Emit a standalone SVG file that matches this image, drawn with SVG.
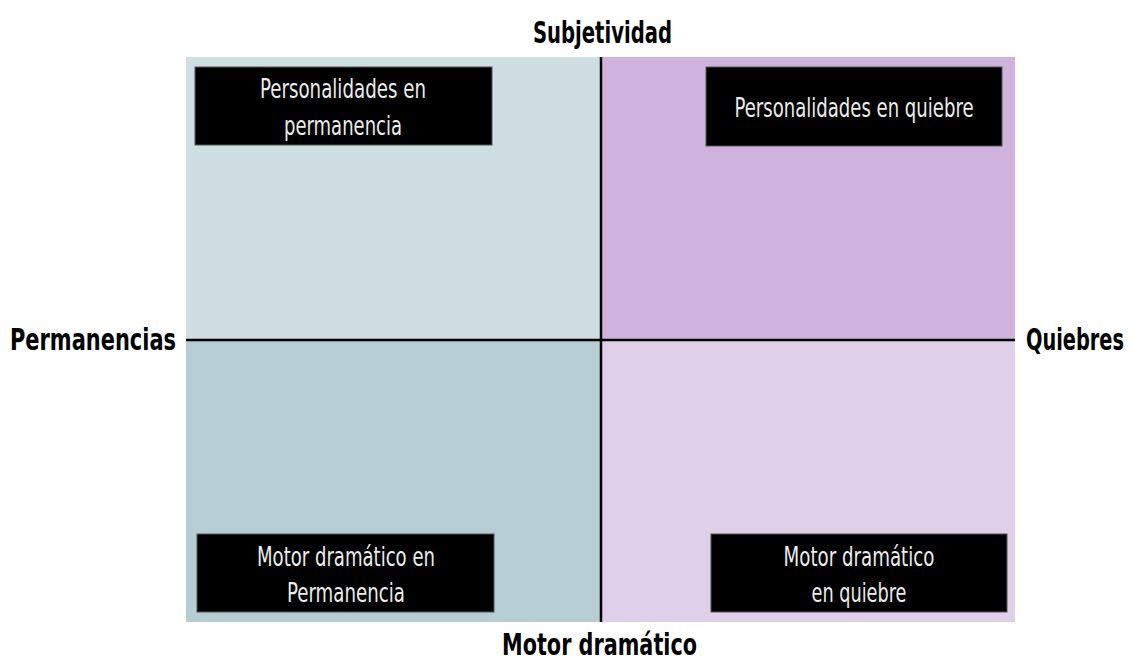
<svg xmlns="http://www.w3.org/2000/svg" width="1133" height="661" viewBox="0 0 1133 661">
<style>
.box{fill:#000;stroke:#555;stroke-width:1}
.bt{font-family:"DejaVu Sans Condensed","Liberation Sans",sans-serif;font-size:27px;fill:#ececec;text-anchor:middle}
.ax{font-family:"DejaVu Sans Condensed","Liberation Sans",sans-serif;font-weight:bold;font-size:30px;fill:#000}
.axis{stroke:#000;stroke-width:2.5}
</style>
<rect width="1133" height="661" fill="#fff"/>
<g id="quadrants">
<rect x="186" y="57" width="415" height="283" fill="#cfdee3"/>
<rect x="601" y="57" width="414" height="283" fill="#cfb3dc"/>
<rect x="186" y="340" width="415" height="282" fill="#b5cdd3"/>
<rect x="601" y="340" width="414" height="282" fill="#dfcfe8"/>
</g>
<g id="connectors">
<line class="axis" x1="601" y1="57" x2="601" y2="622"/>
<line class="axis" x1="186" y1="340" x2="1015" y2="340"/>
</g>
<g id="node-tl">
<rect class="box" x="195" y="67" width="297" height="78"/>
<text class="bt" x="343" y="98" textLength="166" lengthAdjust="spacingAndGlyphs">Personalidades en</text>
<text class="bt" x="343" y="135" textLength="118" lengthAdjust="spacingAndGlyphs">permanencia</text>
</g>
<g id="node-tr">
<rect class="box" x="706" y="67" width="296" height="79"/>
<text class="bt" x="854" y="117" textLength="239" lengthAdjust="spacingAndGlyphs">Personalidades en quiebre</text>
</g>
<g id="node-bl">
<rect class="box" x="197" y="534" width="297" height="78"/>
<text class="bt" x="346" y="566" textLength="178" lengthAdjust="spacingAndGlyphs">Motor dramático en</text>
<text class="bt" x="346" y="602" textLength="118" lengthAdjust="spacingAndGlyphs">Permanencia</text>
</g>
<g id="node-br">
<rect class="box" x="711" y="534" width="296" height="78"/>
<text class="bt" x="859" y="566" textLength="151" lengthAdjust="spacingAndGlyphs">Motor dramático</text>
<text class="bt" x="859" y="602" textLength="95" lengthAdjust="spacingAndGlyphs">en quiebre</text>
</g>
<g id="label-top"><text class="ax" x="533" y="43" textLength="139" lengthAdjust="spacingAndGlyphs">Subjetividad</text></g>
<g id="label-left"><text class="ax" x="10" y="350" textLength="166" lengthAdjust="spacingAndGlyphs">Permanencias</text></g>
<g id="label-right"><text class="ax" x="1026" y="350" font-size="29" textLength="98" lengthAdjust="spacingAndGlyphs">Quiebres</text></g>
<g id="label-bottom"><text class="ax" x="502" y="655" textLength="195" lengthAdjust="spacingAndGlyphs" font-size="28">Motor dramático</text></g>
</svg>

^^^^

### Written request:
Your task is to repeat the material above exactly, without its pictures.

### Task output:
Emit a standalone SVG file that matches this image, drawn with SVG.
<svg xmlns="http://www.w3.org/2000/svg" width="1133" height="661" viewBox="0 0 1133 661">
<style>
.box{fill:#000;stroke:#555;stroke-width:1}
.bt{font-family:"DejaVu Sans Condensed","Liberation Sans",sans-serif;font-size:27px;fill:#ececec;text-anchor:middle}
.ax{font-family:"DejaVu Sans Condensed","Liberation Sans",sans-serif;font-weight:bold;font-size:30px;fill:#000}
.axis{stroke:#000;stroke-width:2.5}
</style>
<rect width="1133" height="661" fill="#fff"/>
<g id="quadrants">
<rect x="186" y="57" width="415" height="283" fill="#cfdee3"/>
<rect x="601" y="57" width="414" height="283" fill="#cfb3dc"/>
<rect x="186" y="340" width="415" height="282" fill="#b5cdd3"/>
<rect x="601" y="340" width="414" height="282" fill="#dfcfe8"/>
</g>
<g id="connectors">
<line class="axis" x1="601" y1="57" x2="601" y2="622"/>
<line class="axis" x1="186" y1="340" x2="1015" y2="340"/>
</g>
<g id="node-tl">
<rect class="box" x="195" y="67" width="297" height="78"/>
<text class="bt" x="343" y="98" textLength="166" lengthAdjust="spacingAndGlyphs">Personalidades en</text>
<text class="bt" x="343" y="135" textLength="118" lengthAdjust="spacingAndGlyphs">permanencia</text>
</g>
<g id="node-tr">
<rect class="box" x="706" y="67" width="296" height="79"/>
<text class="bt" x="854" y="117" textLength="239" lengthAdjust="spacingAndGlyphs">Personalidades en quiebre</text>
</g>
<g id="node-bl">
<rect class="box" x="197" y="534" width="297" height="78"/>
<text class="bt" x="346" y="566" textLength="178" lengthAdjust="spacingAndGlyphs">Motor dramático en</text>
<text class="bt" x="346" y="602" textLength="118" lengthAdjust="spacingAndGlyphs">Permanencia</text>
</g>
<g id="node-br">
<rect class="box" x="711" y="534" width="296" height="78"/>
<text class="bt" x="859" y="566" textLength="151" lengthAdjust="spacingAndGlyphs">Motor dramático</text>
<text class="bt" x="859" y="602" textLength="95" lengthAdjust="spacingAndGlyphs">en quiebre</text>
</g>
<g id="label-top"><text class="ax" x="533" y="43" textLength="139" lengthAdjust="spacingAndGlyphs">Subjetividad</text></g>
<g id="label-left"><text class="ax" x="10" y="350" textLength="166" lengthAdjust="spacingAndGlyphs">Permanencias</text></g>
<g id="label-right"><text class="ax" x="1026" y="350" font-size="29" textLength="98" lengthAdjust="spacingAndGlyphs">Quiebres</text></g>
<g id="label-bottom"><text class="ax" x="502" y="655" textLength="195" lengthAdjust="spacingAndGlyphs" font-size="28">Motor dramático</text></g>
</svg>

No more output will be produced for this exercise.